Wunsch nach zivilem Familienrecht
Die Lösung wäre laut Dror eine völlige Trennung von Staat und Religion, ein ziviles Familienrecht. 75 Prozent der Israelis wünschen sich das laut Umfragen. Dabei tritt die tiefe Spaltung zwischen religiösen und säkularen Juden zutage: Während 93 Prozent der Säkularen sich für die zivile Scheidung aussprechen, sind 93 Prozent der Ultraorthodoxen dagegen. Die Rabbiner warnen vor einer Spaltung des jüdischen Volkes, weil die Nachkommen ziviler und religiöser Ehen nicht mehr untereinander heiraten dürften.

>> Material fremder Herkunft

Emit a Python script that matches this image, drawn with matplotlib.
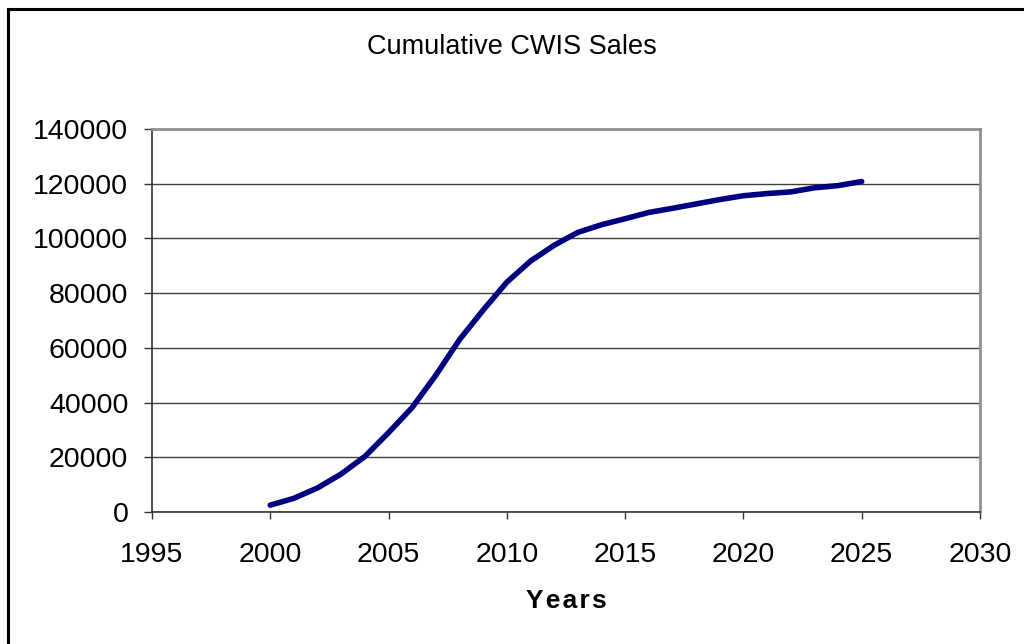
import matplotlib.pyplot as plt
from matplotlib.patches import Rectangle

# Vendas acumuladas por ano
ANOS = list(range(2000, 2026))
VENDAS = [
    2500, 5000, 8800, 13900, 20300, 29000, 38200, 50000, 63000, 73800,
    84000, 91700, 97500, 102200, 105000, 107200, 109500, 111000, 112600,
    114200, 115600, 116400, 117000, 118500, 119300, 120800,
]
XTICKS = [1995, 2000, 2005, 2010, 2015, 2020, 2025, 2030]
YTICKS = list(range(0, 140001, 20000))

plt.rcParams["font.family"] = ["Liberation Sans", "DejaVu Sans"]

fig = plt.figure(figsize=(10.24, 6.44), dpi=100)
ax = fig.add_axes([0.1484, 0.205, 0.8086, 0.5947])

ax.plot(ANOS, VENDAS, color="#000080", linewidth=4.0, solid_capstyle="round",
        solid_joinstyle="round", zorder=3)

ax.set_xlim(1995, 2030)
ax.set_ylim(0, 140000)
ax.set_xticks(XTICKS)
ax.set_yticks(YTICKS)
ax.tick_params(axis="both", labelsize=20.5, direction="out", width=1,
               color="#333333")
ax.tick_params(axis="y", length=5.5, pad=11.5)
ax.tick_params(axis="x", length=5, pad=16.5)
ax.grid(axis="y", color="#404040", linewidth=1)
ax.set_axisbelow(True)

for lado in ("top", "right"):
    ax.spines[lado].set_color("#909090")
    ax.spines[lado].set_linewidth(2)
for lado in ("left", "bottom"):
    ax.spines[lado].set_color("#333333")
    ax.spines[lado].set_linewidth(1.2)

fig.text(0.5, 0.927, "Cumulative CWIS Sales", ha="center", va="center",
         fontsize=19.5)
# rótulo do eixo x centrado na área do gráfico
ax.text(0.5, -0.232, "Y\u200ae\u200aa\u200ar\u200as", transform=ax.transAxes,
        ha="center", va="center", fontsize=19, fontweight="bold")

# moldura da figura
fig.patches.append(Rectangle((8 / 1024, -0.05), 1.1, 1 - 9 / 644 + 0.05,
                             transform=fig.transFigure, fill=False,
                             edgecolor="black", linewidth=2.2))

fig.savefig("out.png", dpi=100, facecolor="white")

Gabai, Bublick und Tausende andere Frauen haben ihren Glauben verloren. Gabai zündet weiter Sabbat-Kerzen an. Doch das Rabbinertum "sollte man abschaffen", findet sie. Bublick, die vergangenen Dezember endlich den "Get" erhielt, geht noch einen Schritt weiter: "Früher war ich gläubig und hielt mich an die Tradition. Aber heute scheint mir Religion unfair und unlogisch", sagt sie, und verweist auf einen merkwürdigen Ausweg aus der Lage der "Angeketteten". "Hätte ich Kinder durch eine Samenspende oder mit einem Nichtjuden geboren, hätten die Rabbiner sie als vollwertige Juden und nicht als Bastarde betrachtet. Mit solchem Unsinn treiben sie uns dazu, den Glauben zu verlassen. Ich werde eine Familie gründen, aber nie wieder heiraten. Jetzt ist mir egal, ob der Vater meiner Kinder ein Jude, Christ oder Atheist sein wird."